The book does an incredible job of archiving every design from the series, from background extras to character revamps never before made public. In a section covering the final “afterthought” episodes, the Lewalds finally confirm what the final episodes could’ve been:
During the final, afterthought season of eleven episodes, the new design team, led by series veterans Frank Squillace and Mark Lewis, came up with a fun idea amid all the cutbacks: a fresh look for the entire cast. Longer, leaner, even more anime-influenced, these character models were proposed by our dedicated artists at exactly the wrong time. When budgets were being slashed, the last thing the production supervisors needed was the added expense of redesigning the characters (that in fact had just been severely “simplified” to save money). The “no” was quick and firm. However, thanks to model designer Mark Lewis, this potential “new look” for the X-Men team has been preserved and is presented here for the first time.

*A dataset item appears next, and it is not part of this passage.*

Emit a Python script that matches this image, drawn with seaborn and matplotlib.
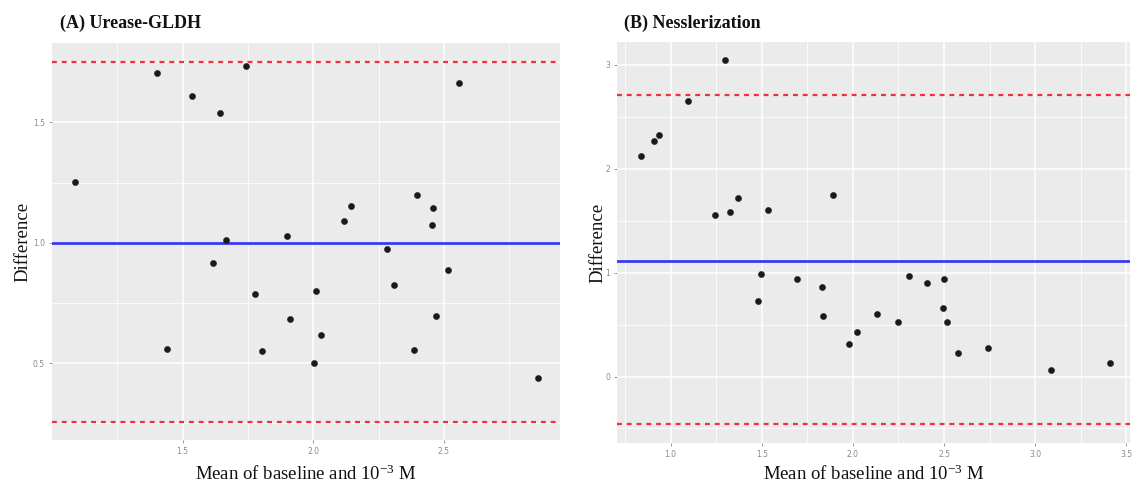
import numpy as np
import pandas as pd
import matplotlib
matplotlib.use("Agg")
import matplotlib.pyplot as plt
import seaborn as sns
from matplotlib.ticker import FixedLocator

# ---- data ----
a_mean = [1.089, 1.403, 1.534, 1.642, 1.667, 1.742, 1.900, 2.117, 2.144, 2.396,
          2.459, 2.456, 2.558, 2.282, 1.618, 1.440, 1.777, 1.802, 1.909, 2.012,
          2.029, 2.001, 2.310, 2.514, 2.469, 2.385, 2.860]
a_diff = [1.254, 1.707, 1.611, 1.540, 1.011, 1.736, 1.026, 1.092, 1.151, 1.199,
          1.143, 1.075, 1.663, 0.975, 0.915, 0.557, 0.785, 0.550, 0.682, 0.801,
          0.617, 0.499, 0.824, 0.885, 0.696, 0.553, 0.436]
a_bias, a_upper, a_lower = 1.0, 1.75, 0.254

b_mean = [0.836, 0.910, 0.938, 1.098, 1.297, 1.244, 1.325, 1.367, 1.537, 1.890,
          1.495, 1.479, 1.695, 1.830, 1.834, 1.978, 2.020, 2.132, 2.246, 2.307,
          2.409, 2.501, 2.495, 2.515, 2.575, 2.741, 3.086, 3.413]
b_diff = [2.126, 2.271, 2.329, 2.650, 3.048, 1.552, 1.584, 1.719, 1.603, 1.745,
          0.990, 0.724, 0.942, 0.862, 0.586, 0.310, 0.426, 0.602, 0.522, 0.968,
          0.904, 0.942, 0.660, 0.522, 0.229, 0.272, 0.066, 0.133]
b_bias, b_upper, b_lower = 1.116, 2.711, -0.459

a_xticks = [1.5, 2.0, 2.5]
a_xlabels = ["1.5", "2.0", "2.5"]
a_yticks = [0.5, 1.0, 1.5]
a_ylabels = ["0.5", "1.0", "1.5"]
b_xticks = [1.0, 1.5, 2.0, 2.5, 3.0, 3.5]
b_xlabels = ["1.0", "1.5", "2.0", "2.5", "3.0", "3.5"]
b_yticks = [0, 1, 2, 3]
b_ylabels = ["0", "1", "2", "3"]

titles = ["(A) Urease-GLDH", "(B) Nesslerization"]
xlabel = "Mean of baseline and 10$^{-3}$ M"
ylabel = "Difference"

sns.set_theme(style="darkgrid")
plt.rcParams["font.family"] = ["DejaVu Sans"]
plt.rcParams["mathtext.fontset"] = "custom"
plt.rcParams["mathtext.rm"] = "Liberation Serif"
plt.rcParams["mathtext.it"] = "Liberation Serif:italic"
plt.rcParams["mathtext.bf"] = "Liberation Serif:bold"

fig = plt.figure(figsize=(11.34, 4.92), dpi=100)
axA = fig.add_axes([52/1134, 1-440/492, 508/1134, 397/492])
axB = fig.add_axes([617/1134, 1-443/492, 513/1134, 401/492])

panels = [
    (axA, a_mean, a_diff, a_bias, a_upper, a_lower, (1.0, 2.944), (0.18, 1.83),
     a_xticks, a_xlabels, a_yticks, a_ylabels,
     [1.25, 1.75, 2.25, 2.75], [0.25, 0.75, 1.25, 1.75], 6.4, -0.057),
    (axB, b_mean, b_diff, b_bias, b_upper, b_lower, (0.706, 3.52), (-0.64, 3.22),
     b_xticks, b_xlabels, b_yticks, b_ylabels,
     [0.75, 1.25, 1.75, 2.25, 2.75, 3.25], [-0.5, 0.5, 1.5, 2.5], 4.2, -0.037),
]

for (ax, xm, yd, bias, up, lo, xl, yl, xt, xtl, yt, ytl, xmin, ymin, xpad, ycoord) in panels:
    ax.set_facecolor("#EBEBEB")
    df = pd.DataFrame({"m": xm, "d": yd})
    ax.set_xlim(*xl)
    ax.set_ylim(*yl)
    ax.xaxis.set_major_locator(FixedLocator(xt))
    ax.yaxis.set_major_locator(FixedLocator(yt))
    ax.set_xticklabels(xtl)
    ax.set_yticklabels(ytl)
    ax.xaxis.set_minor_locator(FixedLocator(xmin))
    ax.yaxis.set_minor_locator(FixedLocator(ymin))
    ax.grid(which="major", color="white", linewidth=1.1)
    ax.grid(which="minor", color="white", linewidth=0.55)
    ax.set_axisbelow(True)
    for s in ax.spines.values():
        s.set_visible(False)
    ax.tick_params(axis="both", which="major", labelsize=5.5, labelcolor="#8a8a8a",
                   color="#8a8a8a", length=2, width=0.6, pad=3,
                   bottom=True, left=True)
    ax.tick_params(axis="both", which="minor", length=0)
    ax.axhline(bias, color="#3a3af0", linewidth=2.0, zorder=2)
    ax.axhline(up, color="#F0303A", linewidth=1.6, linestyle=(0, (2.2, 2.2)), zorder=2)
    ax.axhline(lo, color="#F0303A", linewidth=1.6, linestyle=(0, (2.2, 2.2)), zorder=2)
    sns.scatterplot(data=df, x="m", y="d", ax=ax, color="#1a1a1a", s=20,
                    edgecolor="#1a1a1a", linewidth=0.3, zorder=3, legend=False)
    ax.set_xlabel(xlabel, family="Liberation Serif", fontsize=13.5, color="#111111",
                  labelpad=xpad)
    ax.set_ylabel(ylabel, family="Liberation Serif", fontsize=13.5, color="#111111")
    ax.yaxis.set_label_coords(ycoord, 0.5)
    ax.yaxis.label.set_verticalalignment("center")

fig.text(60/1134, 1-23/492, titles[0], family="Liberation Serif", fontweight="bold",
         fontsize=13, va="center", ha="left", color="#111111")
fig.text(624/1134, 1-23/492, titles[1], family="Liberation Serif", fontweight="bold",
         fontsize=13, va="center", ha="left", color="#111111")

fig.savefig("out.png", dpi=100, facecolor="white")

As it turns out, those early reports were true — these designs (from animators Frank Squillace and Mark Lewis) look as if they walked off the pages of a Joe Mad Uncanny X-Men issue. The book actually reprints several more of these models, taking up quite a few pages and featuring characters who never had real appearances in the show like Mesmero. The upcoming X-Men ’97 revamp of X-Men: the Animated Series is going with its own look, inspired more by the original designs and borrowing elements from modern cartooning, but perhaps one day fans can see an animated re-imagining of this 1997 X-Men season as it was originally intended.